US Ambassador to Moscow John Sullivan has left the building of the Russian Foreign Ministry on Smolenskaya Square, after being there for a little over 30 minutes, a TASS correspondent reported on Wednesday.

The diplomat declined to comment both upon his arrival and after visiting the Russian Foreign Ministry.

CNN reported earlier that the US intends to hand Moscow written responses to proposals on security guarantees as early as Wednesday.

After Sullivan’s arrival at the Russian Foreign Ministry, Bloomberg reported that the US might send Russia a written response to the proposals on security guarantees. Against this backdrop, NATO Secretary General Jens Stoltenberg announced that he would give an online press conference at 19:00 CET (21:00 Moscow Time).

Russian Foreign Minister Sergey Lavrov told the State Duma earlier in the day that Russia would not publish a US response on security guarantees, if asked, but would disclose the general meaning of the answers.

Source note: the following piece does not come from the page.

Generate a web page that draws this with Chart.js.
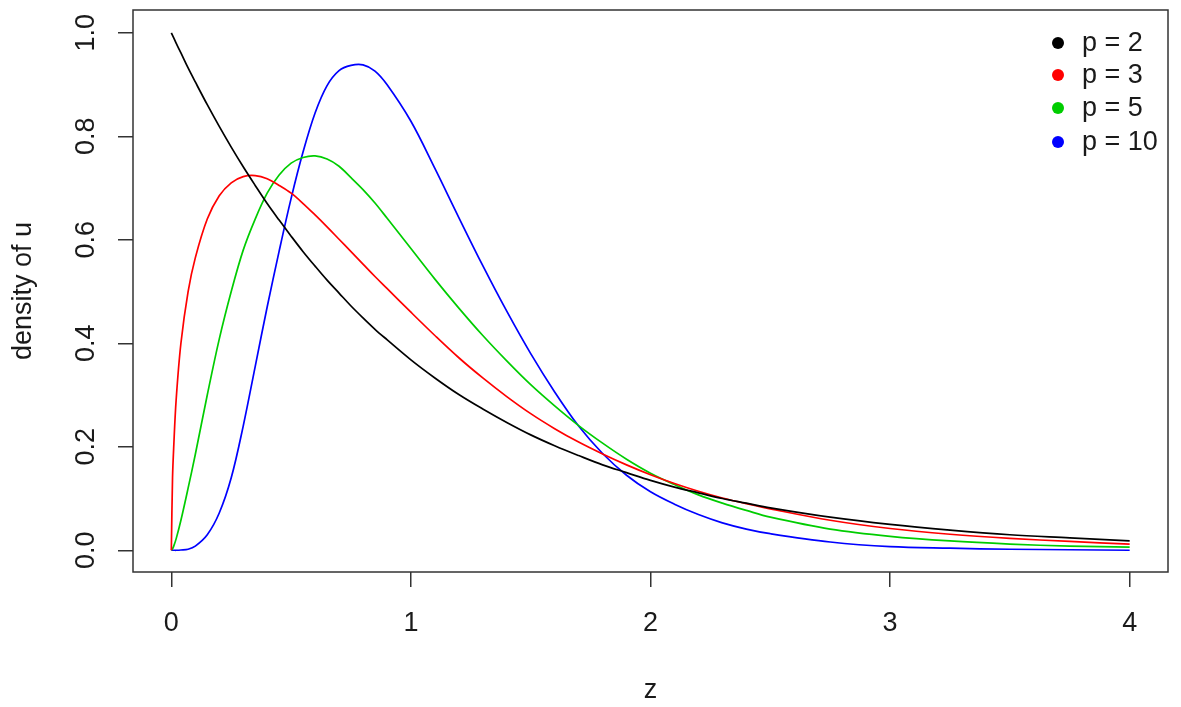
<!DOCTYPE html>
<html>
<head>
<meta charset="utf-8">
<script src="https://cdn.jsdelivr.net/npm/chart.js@4.4.1/dist/chart.umd.min.js"></script>
<style>
    html, body { margin: 0; padding: 0; background: #ffffff; }
    #wrap { width: 1181px; height: 707px; }
</style>
</head>
<body>
<div id="wrap"><canvas id="densityChart"></canvas></div>
<script>
// z positions the curves were read at
const zValues = [0, 0.005, 0.01, 0.02, 0.04, 0.07, 0.1, 0.15, 0.2, 0.25, 0.3, 0.35, 0.4, 0.45, 0.5, 0.55,
    0.6, 0.65, 0.7, 0.75, 0.8, 0.85, 0.9, 1.0, 1.1, 1.2, 1.3, 1.4, 1.5, 1.6, 1.7, 1.8, 1.9, 2.0,
    2.1, 2.2, 2.3, 2.4, 2.5, 2.75, 3.0, 3.25, 3.5, 3.75, 4.0];

// density of u
const densityP2 = [1.0, 0.995, 0.99, 0.98, 0.961, 0.932, 0.905, 0.861, 0.819, 0.779, 0.741, 0.705, 0.670, 0.638, 0.607, 0.577,
    0.549, 0.522, 0.497, 0.472, 0.449, 0.427, 0.407, 0.368, 0.333, 0.301, 0.273, 0.247, 0.223, 0.202, 0.183, 0.165, 0.150, 0.135,
    0.122, 0.111, 0.100, 0.091, 0.082, 0.064, 0.05, 0.039, 0.030, 0.024, 0.018];
const densityP3 = [0, 0.14, 0.20, 0.29, 0.40, 0.50, 0.565, 0.64, 0.685, 0.71, 0.722, 0.724, 0.718, 0.705, 0.69, 0.67,
    0.648, 0.625, 0.601, 0.577, 0.553, 0.529, 0.506, 0.46, 0.415, 0.372, 0.333, 0.297, 0.264, 0.235, 0.209, 0.186, 0.165, 0.146,
    0.129, 0.114, 0.101, 0.090, 0.080, 0.058, 0.042, 0.031, 0.023, 0.017, 0.012];
const densityP5 = [0, 0.003, 0.008, 0.022, 0.058, 0.12, 0.185, 0.30, 0.408, 0.50, 0.58, 0.64, 0.69, 0.725, 0.748, 0.759,
    0.762, 0.756, 0.742, 0.72, 0.697, 0.671, 0.642, 0.583, 0.524, 0.468, 0.415, 0.366, 0.320, 0.279, 0.241, 0.207, 0.176, 0.149,
    0.127, 0.107, 0.091, 0.077, 0.064, 0.041, 0.027, 0.018, 0.012, 0.008, 0.006];
const densityP10 = [0, 0, 0, 0, 0.0005, 0.002, 0.008, 0.03, 0.072, 0.14, 0.24, 0.355, 0.47, 0.578, 0.68, 0.77,
    0.845, 0.898, 0.927, 0.937, 0.938, 0.926, 0.90, 0.829, 0.738, 0.643, 0.55, 0.462, 0.38, 0.306, 0.240, 0.187, 0.145, 0.113,
    0.089, 0.069, 0.053, 0.041, 0.032, 0.016, 0.007, 0.004, 0.002, 0.001, 0];

const seriesLabels = ['p = 2', 'p = 3', 'p = 5', 'p = 10'];
const seriesColors = ['#000000', '#ff0000', '#00cd00', '#0000ff'];

const xTicks = [0, 1, 2, 3, 4];
const yTicks = [0, 0.2, 0.4, 0.6, 0.8, 1.0];

const FONT = { family: '"Liberation Sans", Arial, Helvetica, sans-serif', size: 27 };
const INK = '#1a1a1a';

function toPoints(values) {
    return values.map((v, i) => ({ x: zValues[i], y: v }));
}

/* Draws the closed box round the plot region, like R's bty = "o". */
const plotBox = {
    id: 'plotBox',
    afterDraw(chart) {
        const { ctx, chartArea } = chart;
        ctx.save();
        ctx.strokeStyle = '#333333';
        ctx.lineWidth = 1.5;
        ctx.strokeRect(chartArea.left, chartArea.top, chartArea.right - chartArea.left, chartArea.bottom - chartArea.top);
        ctx.restore();
    }
};

/* R draws y tick labels parallel to the axis; Chart.js pads the plot for
 * rotated labels, so they are written here at the scale's own pixels. */
const rotatedYLabels = {
    id: 'rotatedYLabels',
    afterDraw(chart) {
        const { ctx } = chart;
        const yScale = chart.scales.y;
        ctx.save();
        ctx.font = `${FONT.size}px ${FONT.family}`;
        ctx.fillStyle = INK;
        ctx.textAlign = 'center';
        ctx.textBaseline = 'middle';
        yTicks.forEach(v => {
            ctx.save();
            ctx.translate(87, yScale.getPixelForValue(v));
            ctx.rotate(-Math.PI / 2);
            ctx.fillText(v.toFixed(1), 0, 0);
            ctx.restore();
        });
        ctx.restore();
    }
};

/* Legend in the top right corner: filled dot plus label for each dataset. */
const dotLegend = {
    id: 'dotLegend',
    afterDraw(chart) {
        const { ctx } = chart;
        const dotX = 1058;
        const textX = 1082;
        const rowY = [43, 75, 108, 142];
        ctx.save();
        ctx.font = `${FONT.size}px ${FONT.family}`;
        ctx.textBaseline = 'middle';
        ctx.textAlign = 'left';
        chart.data.datasets.forEach((ds, i) => {
            ctx.fillStyle = ds.borderColor;
            ctx.beginPath();
            ctx.arc(dotX, rowY[i], 6, 0, Math.PI * 2);
            ctx.fill();
            ctx.fillStyle = INK;
            ctx.fillText(ds.label, textX, rowY[i] + 1);
        });
        ctx.restore();
    }
};

const datasets = [densityP2, densityP3, densityP5, densityP10].map((values, i) => ({
    label: seriesLabels[i],
    data: toPoints(values),
    borderColor: seriesColors[i],
    borderWidth: 1.7,
    pointRadius: 0,
    fill: false,
    tension: 0.35
}));

new Chart(document.getElementById('densityChart'), {
    type: 'line',
    data: { datasets },
    options: {
        responsive: true,
        maintainAspectRatio: false,
        animation: false,
        layout: { padding: { left: 0, right: 13, top: 10, bottom: 0 } },
        plugins: { legend: { display: false }, tooltip: { enabled: false } },
        scales: {
            x: {
                type: 'linear',
                min: -0.16,
                max: 4.16,
                afterFit(scale) { scale.height = 135; },
                afterBuildTicks(scale) { scale.ticks = xTicks.map(v => ({ value: v })); },
                border: { display: false },
                grid: { drawOnChartArea: false, drawTicks: true, tickLength: 15, color: '#333333', lineWidth: 1.5 },
                ticks: { font: FONT, color: INK, padding: 20, maxRotation: 0, callback: v => String(v) },
                title: { display: true, text: 'z', font: FONT, color: INK, padding: { top: 0, bottom: 0 } }
            },
            y: {
                type: 'linear',
                min: -0.042,
                max: 1.044,
                afterFit(scale) { scale.width = 133; },
                afterBuildTicks(scale) { scale.ticks = yTicks.map(v => ({ value: v })); },
                border: { display: false },
                grid: { drawOnChartArea: false, drawTicks: true, tickLength: 15, color: '#333333', lineWidth: 1.5 },
                ticks: { display: false },
                title: { display: true, text: 'density of u', font: FONT, color: INK, padding: { top: 7, bottom: 0 } }
            }
        }
    },
    plugins: [plotBox, rotatedYLabels, dotLegend]
});
</script>
</body>
</html>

On December 17, 2021, the Russian Foreign Ministry published draft agreements on security guarantees that Moscow expects from Washington and NATO. The two treaties – one with the US and the other with NATO – stipulate that NATO would halt its eastward expansion, deny membership to Ukraine, and introduce limits on the deployment of serious offensive weapons, including nuclear ones.